Perkembangan teknologi menjadi tantangan sekaligus peluang. Kisah wayang dapat disampaikan ke publik dengan berbagai cara dan format, tidak melulu dengan pertunjukan semalam suntuk. Wayang dapat disampaikan pula dalam bentuk novel, cerpen, lukisan, tarian, dan musik.
Wayang juga bisa dikembangkan menjadi animasi atau film. Kuncinya, pegiat pewayangan perlu belajar keterampilan-keterampilan baru yang menunjang hal itu.
Saat dihubungi terpisah, budayawan Sudarko Prawiroyudo mengatakan, pergelaran wayang mesti disesuaikan dengan kondisi masa kini. Format pergelaran wayang semalam suntuk dapat disingkat. Bahasa pedalangan pun dapat diubah menjadi bahasa Indonesia.

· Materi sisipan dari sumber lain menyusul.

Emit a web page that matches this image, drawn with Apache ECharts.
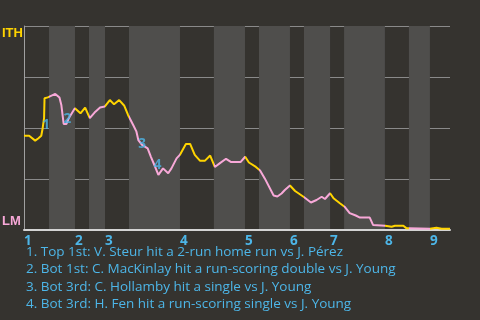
<!DOCTYPE html>
<html><head><meta charset="utf-8">
<script src="https://cdn.jsdelivr.net/npm/echarts@6/dist/echarts.min.js"></script>
<style>html,body{margin:0;padding:0;background:#35332f;}#c{width:480px;height:320px;}</style>
</head><body><div id="c"></div>
<script>
// Game progress (approx. plate appearances) and ITH win probability (%)
const wpX = [0,1.1,2.4,3.1,3.7,4.0,4.3,4.4,4.6,5.1,6.7,7.6,8.0,8.5,9.1,9.6,10.9,12.1,13.1,14.1,15.3,16.3,17.3,18.4,19.3,20.4,21.5,22.3,23.4,24.1,24.5,25.3,26.5,27.2,28.1,28.8,29.8,30.9,31.6,32.7,33.4,34.7,35.6,36.6,37.7,38.8,39.9,40.9,42.0,43.3,44.4,46.4,47.4,48.2,49.7,50.6,51.6,53.5,54.3,55.2,55.9,57.0,58.1,59.9,61.5,62.7,63.8,64.5,65.6,66.4,67.7,68.7,69.8,71.1,72.0,74.1,74.8,77.4,78.8,79.5,81.3,82.0,82.5,87.0,88.4,89.5,91.3];
const wpY = [46.2,46.2,43.8,45.0,46.2,49.9,54.8,64.6,65.3,65.0,66.7,64.9,61.3,52.0,52.0,54.8,59.7,57.2,60.0,54.8,58.0,60.0,60.5,63.7,61.6,63.7,60.9,56.4,51.5,48.2,44.1,41.7,40.0,35.9,31.0,27.0,30.2,27.8,30.2,35.1,36.8,42.2,42.2,36.8,34.0,34.0,36.5,30.9,32.8,34.9,33.3,33.3,35.9,33.1,30.9,29.2,25.3,16.9,16.4,17.9,19.6,21.8,19.1,16.3,13.5,14.7,16.3,15.2,18.0,15.4,13.1,11.4,8.3,7.1,6.1,6.1,2.5,2.1,1.6,2.1,2.1,0.8,0.8,0.6,1.1,0.6,0.6];
// Half-inning boundaries (top half, bottom half alternate)
const halfStarts = [0,5.36,10.93,13.93,17.36,22.5,33.43,40.7,47.36,50.36,57.0,60.0,65.6,68.6,77.35,82.5,87.0];
const gameEnd = 91.3;
const innings = ['1','2','3','4','5','6','7','8','9'];
const teams = {top:'ITH', bottom:'LM'};
const annX = [4.76, 9.28, 25.3, 28.65];
const annY = [51.5, 54.3, 42.3, 31.7];
const annText = ['1','2','3','4'];
const notes = [
  '1. Top 1st: V. Steur hit a 2-run home run vs J. Pérez',
  '2. Bot 1st: C. MacKinlay hit a run-scoring double vs J. Young',
  '3. Bot 3rd: C. Hollamby hit a single vs J. Young',
  '4. Bot 3rd: H. Fen hit a run-scoring single vs J. Young'
];

const YEL = '#ffd400', PINK = '#f8a8d8', BLUE = '#4db6e8';
const FONT = '"Open Sans", "Noto Sans", sans-serif';
const NARROW = '"Liberation Sans", Arial, sans-serif';

const topStarts = halfStarts.filter((v,i)=>i%2===0);
const bands = [], pieces = [];
for (let i=0;i<halfStarts.length;i++){
  const a = halfStarts[i], b = i+1<halfStarts.length ? halfStarts[i+1] : gameEnd;
  if (i%2===1) bands.push([{xAxis:a},{xAxis:b}]);
  pieces.push({gte:a, lt: (i+1<halfStarts.length? b : gameEnd+1), color: i%2===0?YEL:PINK});
}

const chart = echarts.init(document.getElementById('c'), null, {renderer:'canvas'});
chart.setOption({
  backgroundColor:'#35332f',
  animation:false,
  grid:{left:24,right:30,top:26,bottom:90,containLabel:false,outerBoundsMode:'none'},
  xAxis:{type:'value',min:0,max:gameEnd,z:1,
    axisLine:{show:true,lineStyle:{color:'#d4d4d4',width:2}},
    axisTick:{show:false},splitLine:{show:false},
    axisLabel:{customValues:topStarts,align:'left',margin:4,color:BLUE,fontWeight:'bold',fontSize:13.5,fontFamily:FONT,
      formatter:v=>innings[topStarts.indexOf(v)] ?? ''}},
  yAxis:{type:'value',min:0,max:100,interval:25,z:1,
    axisLine:{show:true,lineStyle:{color:'#a0a0a0'}},
    axisTick:{show:false},
    splitLine:{lineStyle:{color:'#8a8a8a'}},
    axisLabel:{customValues:[0,100],margin:22,align:'left',fontWeight:'bold',fontSize:13,fontFamily:NARROW,
      formatter:v=> v===100 ? '{t|'+teams.top+'}' : '{b|'+teams.bottom+'}',
      rich:{t:{color:YEL,padding:[14,0,0,0],fontWeight:'bold',fontSize:13,fontFamily:NARROW},
            b:{color:PINK,padding:[0,0,18,0],fontWeight:'bold',fontSize:13,fontFamily:NARROW}}}},
  visualMap:{show:false,type:'piecewise',dimension:0,seriesIndex:1,pieces:pieces},
  series:[
    {type:'line',z:0,data:[],silent:true,
      markArea:{silent:true,itemStyle:{color:'#4f4e4c'},data:bands}},
    {type:'line',z:3,data:wpX.map((x,i)=>[x,wpY[i]]),showSymbol:false,lineStyle:{width:2}},
    {type:'scatter',z:4,symbolSize:0,data:annX.map((x,i)=>[x,annY[i]]),
      label:{show:true,position:'inside',formatter:p=>annText[p.dataIndex],color:BLUE,fontWeight:'bold',fontSize:13.5,fontFamily:FONT}}
  ],
  graphic: notes.map((t,i)=>({type:'text',left:26,top:245+i*17.4,
    style:{text:t,fill:BLUE,fontSize:13.5,fontFamily:FONT}}))
});
</script></body></html>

”Kalau (menggunakan format) masa dulu, ya, tidak cocok karena semua hal berubah. Ceritanya pun dapat diubah sedemikian rupa sehingga kekininan,” kata Sudarko. ”Sebagai contoh, saya pernah membuat pergelaran wayang dengan gamelan, terompet, dan lampu. Itu menyenangkan buat ditonton. Pergelaran itu saya buat bersama Ki Manteb Soedarsono pada 1986,” tambahnya.
”Wayang Rupa Kita”
Adapun publik dapat mengenal wayang melalui pameran ”Wayang Rupa Kita” di Bentara Budaya Jakarta. Sedikitnya ada 120 wayang yang ditampilkan. Wayang-wayang itu terbagi dalam 17 adegan.
Pameran tersebut terbuka untuk umum. Publik dapat mengakses pameran ini secara daring di kanal Youtube Bentara Budaya Jakarta. Pameran ini juga dapat dikunjungi secara langsung setiap hari, kecuali Minggu, pada pukul 11.00-16.00. Namun, pengunjung harus melakukan registrasi di laman Bentara Budaya Jakarta terlebih dulu.
Manajer Bentara Budaya Paulina Dinartisti mengatakan, seni tradisi termasuk wayang kerap dianggap tua oleh generasi muda. Mempresentasikan wayang dalam bentuk digital pun diupayakan untuk mengikis jarak generasi tersebut.
”Kami berharap seni tradisi dapat terus melembaga dan direspons masyarakat luas, khususnya generasi muda. Sebab, siapa lagi yang akan meneruskan tampuk seni tradisi jika bukan generasi muda?” ucap Paulina.